I spot a turtle trapped in the stiff stalks of the damned phragmites.  I imagine that it has gotten stuck when the tide dropped.  I lift it with my paddle and drop it into the water.  It's kind of weird how shit like that happens...

Monday, May 7, 2018

Shepaug Falls

I set out from a deep forested cove that feeds into the Housatonic River.  It is my second trip here, the first coming after finding that an upstream section of the river was fairly well spoiled by development.  This part of the river, at least during the week and during the boating off-season, is quiet and moderately isolated. 

Baltimore Oriole
But, the trip is not on the Housatonic, but rather on the Shepaug.  I exit the cove, paddle down the Housatonic a 1/3 of a mile and around the point into the Shepaug.  This is reservoir, but fortunately it has taken on the characteristics of a long forested lake.  The surrounding hillsides rise up a few hundred feet.  Houses are sparse and not particularly obnoxious.  Most of the shoreline is protected forest...either state or private.

Pond Brook Inlet
After an hour and a quarter of paddling, I figure that I'm averaging one Baltimore Oriole sighting every 8 minutes.  They are spectacularly colored.  I watch one hang upside down from a branch to feed.

I follow the west shore fairly close.  Other than a mature Bald Eagle, I have few other sightings worth mentioning.  I just paddle the miles away.
Shepaug Falls
Near the top of the lake the water narrows and shallows, boulders occasionally rising up close enough to the surface to be in the way.  The Shepaug Falls turns out to be a minor cascade, a six foot drop over 200 feet split into two channels by a rock island that makes a rather perfect lunch spot.

From there I return the way I came.

Friday, May 4, 2018

First Goslings

A Great Egret stands guard at Pocket Knife Corner.  An Osprey is flying overhead.  I'm watching a Great Blue Heron sail through along the treeline.  There's a loud ker-plunk in the river not 20 yards ahead and my eyes shift to see the Osprey climbing up out of the water with a small fish in talon.  A Yellow Legs is striding past the Great Egret guarding Pocket Knife Corner.


Within the next half mile I have cruised over a 15 inch and an 18 inch snapping turtle.  Two Canada Geese are herding six very fuzzy yellow newly hatched goslings, keeping them up near the steep bank where there are root balls to hide under should any predator approach.  These are the first goslings of the year.

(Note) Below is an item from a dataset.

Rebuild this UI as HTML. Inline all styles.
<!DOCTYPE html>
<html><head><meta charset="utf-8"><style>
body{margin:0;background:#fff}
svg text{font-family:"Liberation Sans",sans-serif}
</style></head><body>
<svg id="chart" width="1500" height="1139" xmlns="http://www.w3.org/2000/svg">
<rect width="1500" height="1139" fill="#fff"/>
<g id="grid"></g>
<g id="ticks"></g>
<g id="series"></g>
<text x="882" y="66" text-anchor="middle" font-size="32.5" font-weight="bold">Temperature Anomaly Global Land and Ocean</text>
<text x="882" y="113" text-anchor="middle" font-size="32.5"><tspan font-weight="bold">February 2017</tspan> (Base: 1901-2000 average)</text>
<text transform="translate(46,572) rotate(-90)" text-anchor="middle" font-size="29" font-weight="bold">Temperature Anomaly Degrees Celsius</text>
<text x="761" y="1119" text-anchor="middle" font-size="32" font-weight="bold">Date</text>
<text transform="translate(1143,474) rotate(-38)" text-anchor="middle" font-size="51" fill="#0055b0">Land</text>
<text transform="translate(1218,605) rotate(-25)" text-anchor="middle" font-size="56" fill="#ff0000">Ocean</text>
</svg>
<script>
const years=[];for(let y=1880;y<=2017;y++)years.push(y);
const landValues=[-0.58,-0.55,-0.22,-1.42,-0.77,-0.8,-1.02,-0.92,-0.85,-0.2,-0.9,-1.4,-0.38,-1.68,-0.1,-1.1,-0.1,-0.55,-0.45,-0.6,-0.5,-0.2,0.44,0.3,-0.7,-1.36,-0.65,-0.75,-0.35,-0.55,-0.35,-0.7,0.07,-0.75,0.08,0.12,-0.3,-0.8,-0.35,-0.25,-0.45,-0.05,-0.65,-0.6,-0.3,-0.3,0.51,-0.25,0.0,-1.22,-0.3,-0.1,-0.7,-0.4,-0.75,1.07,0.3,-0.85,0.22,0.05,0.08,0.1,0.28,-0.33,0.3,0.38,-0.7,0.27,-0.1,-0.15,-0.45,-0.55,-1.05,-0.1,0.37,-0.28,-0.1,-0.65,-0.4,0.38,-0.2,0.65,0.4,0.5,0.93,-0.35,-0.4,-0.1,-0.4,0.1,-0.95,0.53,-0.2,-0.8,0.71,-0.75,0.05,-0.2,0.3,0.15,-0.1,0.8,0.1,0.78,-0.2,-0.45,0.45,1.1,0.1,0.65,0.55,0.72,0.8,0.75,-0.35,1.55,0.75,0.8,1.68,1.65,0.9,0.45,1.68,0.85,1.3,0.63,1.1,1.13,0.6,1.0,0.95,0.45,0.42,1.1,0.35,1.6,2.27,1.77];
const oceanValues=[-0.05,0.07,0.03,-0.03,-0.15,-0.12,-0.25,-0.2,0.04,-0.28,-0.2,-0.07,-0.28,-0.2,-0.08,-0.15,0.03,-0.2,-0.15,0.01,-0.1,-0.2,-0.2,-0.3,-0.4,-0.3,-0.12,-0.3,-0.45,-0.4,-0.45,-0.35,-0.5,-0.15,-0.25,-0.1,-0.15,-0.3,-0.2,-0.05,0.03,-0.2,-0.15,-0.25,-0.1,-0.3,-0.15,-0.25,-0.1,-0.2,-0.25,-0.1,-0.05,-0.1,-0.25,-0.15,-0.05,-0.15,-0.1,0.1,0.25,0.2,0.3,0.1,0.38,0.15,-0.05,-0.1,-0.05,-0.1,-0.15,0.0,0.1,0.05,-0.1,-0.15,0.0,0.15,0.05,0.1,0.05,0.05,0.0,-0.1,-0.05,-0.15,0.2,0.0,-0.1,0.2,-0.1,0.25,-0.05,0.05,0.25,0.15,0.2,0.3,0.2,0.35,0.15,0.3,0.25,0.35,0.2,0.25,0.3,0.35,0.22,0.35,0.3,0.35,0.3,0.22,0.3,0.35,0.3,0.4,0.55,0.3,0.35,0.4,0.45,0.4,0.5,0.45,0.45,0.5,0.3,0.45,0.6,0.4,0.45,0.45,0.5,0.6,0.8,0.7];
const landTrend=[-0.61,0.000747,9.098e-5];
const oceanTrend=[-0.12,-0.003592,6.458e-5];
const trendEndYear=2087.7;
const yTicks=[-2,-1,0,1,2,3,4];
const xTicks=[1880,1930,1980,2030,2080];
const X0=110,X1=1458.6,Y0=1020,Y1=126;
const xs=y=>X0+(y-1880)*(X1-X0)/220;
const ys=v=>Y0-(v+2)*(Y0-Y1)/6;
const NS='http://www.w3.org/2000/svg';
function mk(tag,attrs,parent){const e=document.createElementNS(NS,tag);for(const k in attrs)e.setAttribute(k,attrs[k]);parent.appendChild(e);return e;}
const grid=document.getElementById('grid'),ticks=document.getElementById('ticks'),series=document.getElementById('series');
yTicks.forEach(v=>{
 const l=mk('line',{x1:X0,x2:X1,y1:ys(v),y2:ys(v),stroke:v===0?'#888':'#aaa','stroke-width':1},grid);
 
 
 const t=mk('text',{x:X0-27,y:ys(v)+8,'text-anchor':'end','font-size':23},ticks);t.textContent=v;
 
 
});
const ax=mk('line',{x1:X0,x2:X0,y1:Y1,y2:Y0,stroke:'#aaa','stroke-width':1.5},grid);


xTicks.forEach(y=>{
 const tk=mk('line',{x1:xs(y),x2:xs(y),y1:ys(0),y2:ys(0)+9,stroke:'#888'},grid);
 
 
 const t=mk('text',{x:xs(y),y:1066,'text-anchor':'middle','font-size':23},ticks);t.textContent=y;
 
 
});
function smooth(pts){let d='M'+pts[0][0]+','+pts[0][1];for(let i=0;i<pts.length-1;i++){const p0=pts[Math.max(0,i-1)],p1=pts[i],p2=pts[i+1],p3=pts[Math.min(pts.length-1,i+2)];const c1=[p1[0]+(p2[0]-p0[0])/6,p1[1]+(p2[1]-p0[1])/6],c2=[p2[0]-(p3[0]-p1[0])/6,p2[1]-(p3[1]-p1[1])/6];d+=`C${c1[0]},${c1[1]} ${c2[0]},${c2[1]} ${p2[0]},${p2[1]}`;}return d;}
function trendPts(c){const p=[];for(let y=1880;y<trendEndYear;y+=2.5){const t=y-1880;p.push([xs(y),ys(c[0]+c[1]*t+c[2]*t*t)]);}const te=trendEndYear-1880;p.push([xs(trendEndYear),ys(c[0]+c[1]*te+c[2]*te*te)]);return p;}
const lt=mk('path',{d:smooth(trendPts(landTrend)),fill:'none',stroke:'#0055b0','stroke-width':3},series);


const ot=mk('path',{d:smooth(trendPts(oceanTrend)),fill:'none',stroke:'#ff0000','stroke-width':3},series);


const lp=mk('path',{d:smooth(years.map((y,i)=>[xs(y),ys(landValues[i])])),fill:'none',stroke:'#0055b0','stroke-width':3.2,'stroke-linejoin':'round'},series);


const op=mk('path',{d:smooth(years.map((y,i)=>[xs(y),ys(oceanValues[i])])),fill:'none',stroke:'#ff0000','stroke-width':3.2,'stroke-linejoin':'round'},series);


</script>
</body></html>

These are just the highlights.  Onward.

I pass under the Stone Arch Bridge and enter the upper marsh well down in the banks, the sky large but the view truncated.  I keep my eyes out for coatamundi, bandicoots, and indigenous peoples who might be warily spying on my passage.  Although I know that the indigenous peoples that can afford to have a view of the river cannot afford to not be at work.  You only see their landscapers.

Goose nest
Just above the Railroad Bridge I watch the mating dance, and the mating, of a pair of Willets.  I've seen this once before, a few years ago.  The male chirps continually while quivering his wings in display before mounting the female.
Mating Willets
I go all the way to the mouth to check for other birds that sometimes are present on the sand beach at the last turn.  I've seen Oyster Catchers and Ruddy Turnstones before, but today there is nothing but a few Willets.

I spot one mature and one immature Bald Eagle near the Duck Hole Farms.  And I cruise over two large snapping turtles before ending where I started from.


Tuesday, May 1, 2018

100 Years

I've stopped counting Willets.  The purpose of my count wasn't to know how many Willets were in the marsh, rather it was to get an idea of how fast they arrive in the spring.  It seems that they get here, for the most part, in a 7 to 10 day period, starting as a trickle and finishing in a more massive arrival. 

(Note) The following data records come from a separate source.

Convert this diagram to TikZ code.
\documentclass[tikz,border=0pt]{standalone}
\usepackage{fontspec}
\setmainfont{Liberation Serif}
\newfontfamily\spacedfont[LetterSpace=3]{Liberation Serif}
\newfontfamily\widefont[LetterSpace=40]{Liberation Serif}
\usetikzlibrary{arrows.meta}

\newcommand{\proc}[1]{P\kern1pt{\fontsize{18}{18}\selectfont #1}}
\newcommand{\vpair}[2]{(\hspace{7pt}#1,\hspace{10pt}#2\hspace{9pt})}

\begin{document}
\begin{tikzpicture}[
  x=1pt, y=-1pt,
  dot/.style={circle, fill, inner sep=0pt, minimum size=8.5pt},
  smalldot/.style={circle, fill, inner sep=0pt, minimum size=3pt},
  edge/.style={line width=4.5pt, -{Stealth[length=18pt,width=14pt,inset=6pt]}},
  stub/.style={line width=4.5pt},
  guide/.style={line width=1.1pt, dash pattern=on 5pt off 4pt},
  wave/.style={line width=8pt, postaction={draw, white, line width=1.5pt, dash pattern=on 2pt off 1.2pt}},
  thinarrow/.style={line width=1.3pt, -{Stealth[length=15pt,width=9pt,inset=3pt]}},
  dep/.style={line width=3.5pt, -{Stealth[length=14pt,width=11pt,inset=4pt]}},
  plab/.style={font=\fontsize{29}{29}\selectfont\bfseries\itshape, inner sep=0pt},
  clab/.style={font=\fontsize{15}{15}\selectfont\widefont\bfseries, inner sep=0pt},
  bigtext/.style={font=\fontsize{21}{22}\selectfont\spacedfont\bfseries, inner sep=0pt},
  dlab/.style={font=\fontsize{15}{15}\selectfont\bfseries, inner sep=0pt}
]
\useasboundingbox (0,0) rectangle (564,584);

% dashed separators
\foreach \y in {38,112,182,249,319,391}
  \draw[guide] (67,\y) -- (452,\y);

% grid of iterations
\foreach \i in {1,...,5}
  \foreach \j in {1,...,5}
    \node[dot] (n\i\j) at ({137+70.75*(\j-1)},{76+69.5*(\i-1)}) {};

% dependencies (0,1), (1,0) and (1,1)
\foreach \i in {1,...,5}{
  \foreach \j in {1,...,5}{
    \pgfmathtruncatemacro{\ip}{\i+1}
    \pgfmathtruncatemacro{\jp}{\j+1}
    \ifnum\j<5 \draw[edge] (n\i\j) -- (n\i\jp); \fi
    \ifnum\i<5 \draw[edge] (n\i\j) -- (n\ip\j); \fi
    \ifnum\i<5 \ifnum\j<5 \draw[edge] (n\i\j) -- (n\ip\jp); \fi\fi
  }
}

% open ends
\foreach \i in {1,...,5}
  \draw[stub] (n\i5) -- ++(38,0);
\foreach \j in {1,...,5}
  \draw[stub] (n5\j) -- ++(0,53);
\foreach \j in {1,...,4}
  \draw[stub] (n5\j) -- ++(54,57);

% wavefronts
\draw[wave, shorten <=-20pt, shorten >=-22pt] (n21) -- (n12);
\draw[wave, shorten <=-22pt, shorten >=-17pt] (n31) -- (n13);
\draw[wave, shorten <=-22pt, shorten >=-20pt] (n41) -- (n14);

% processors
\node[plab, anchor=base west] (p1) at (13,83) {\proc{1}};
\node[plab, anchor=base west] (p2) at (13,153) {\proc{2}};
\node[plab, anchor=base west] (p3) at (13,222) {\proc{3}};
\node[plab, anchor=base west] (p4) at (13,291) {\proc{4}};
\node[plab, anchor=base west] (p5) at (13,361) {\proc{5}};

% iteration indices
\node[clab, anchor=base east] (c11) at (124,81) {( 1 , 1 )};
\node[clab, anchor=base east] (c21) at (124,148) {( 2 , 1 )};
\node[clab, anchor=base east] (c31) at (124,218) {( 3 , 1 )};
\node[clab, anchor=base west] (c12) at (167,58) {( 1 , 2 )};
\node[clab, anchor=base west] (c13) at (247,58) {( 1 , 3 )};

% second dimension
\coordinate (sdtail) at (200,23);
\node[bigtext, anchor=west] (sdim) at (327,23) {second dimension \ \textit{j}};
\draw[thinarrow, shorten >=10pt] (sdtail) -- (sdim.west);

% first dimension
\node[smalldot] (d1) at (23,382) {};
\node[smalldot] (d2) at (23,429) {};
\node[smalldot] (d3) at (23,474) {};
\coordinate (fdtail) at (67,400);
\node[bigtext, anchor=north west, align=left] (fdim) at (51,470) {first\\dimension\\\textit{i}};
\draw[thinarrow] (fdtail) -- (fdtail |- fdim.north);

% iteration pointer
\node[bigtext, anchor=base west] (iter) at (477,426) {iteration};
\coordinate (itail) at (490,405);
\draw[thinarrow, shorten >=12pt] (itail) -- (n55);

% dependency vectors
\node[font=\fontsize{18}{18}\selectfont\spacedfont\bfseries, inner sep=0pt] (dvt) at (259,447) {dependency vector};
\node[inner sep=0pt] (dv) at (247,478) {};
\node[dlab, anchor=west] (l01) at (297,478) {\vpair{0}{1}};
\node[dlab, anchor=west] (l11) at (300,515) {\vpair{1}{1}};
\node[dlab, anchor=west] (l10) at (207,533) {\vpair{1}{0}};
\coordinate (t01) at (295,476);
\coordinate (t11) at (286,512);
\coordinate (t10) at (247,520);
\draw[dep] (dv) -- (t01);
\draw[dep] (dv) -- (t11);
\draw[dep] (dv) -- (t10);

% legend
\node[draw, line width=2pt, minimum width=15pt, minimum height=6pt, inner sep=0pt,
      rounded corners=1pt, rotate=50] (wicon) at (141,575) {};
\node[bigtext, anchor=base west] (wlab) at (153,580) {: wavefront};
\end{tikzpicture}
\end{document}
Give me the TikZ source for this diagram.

100 years ago my count would have been zero...zero.  By 1918 the seemingly inexhaustible supply of game and shorebirds had been exhausted.  Egrets were replaced with women's hats.  Willets and many other shorebirds were swallowed by wealthy diners in Boston or New York.  Everything was hunted...no, slaughtered out of ignorance and greed.

In 1918 congress passed the Migratory Bird Act, protecting shorebirds, ducks, geese and other birds from senseless and unrestricted hunting.  The Willets in the salt marsh today are direct descendants of that 1918 law.  I am somewhat surprised that the present ilk in Washington D.C. hasn't tried to overturn it.

Even so, it is important to remember that the number of birds today is still just a fraction of what was seen in the 19th century.

I put in at the sea and paddle up through the Sneak against a medium strength ebb current on a most pleasant sunny day.  I went as far as the Foote Bridge and returned on that ebb current.  If I had counted Willets today the total would've been more than I had seen on my last count.  There were a good number of Yellow Legs mixed in here and there.  Osprey, descendants of the 1972 ban on the use of DDT, were plentiful and active.  I spotted one rather startled groundhog that scurried up into the protective cover of a tree root ball...before coming out to see what was so scary.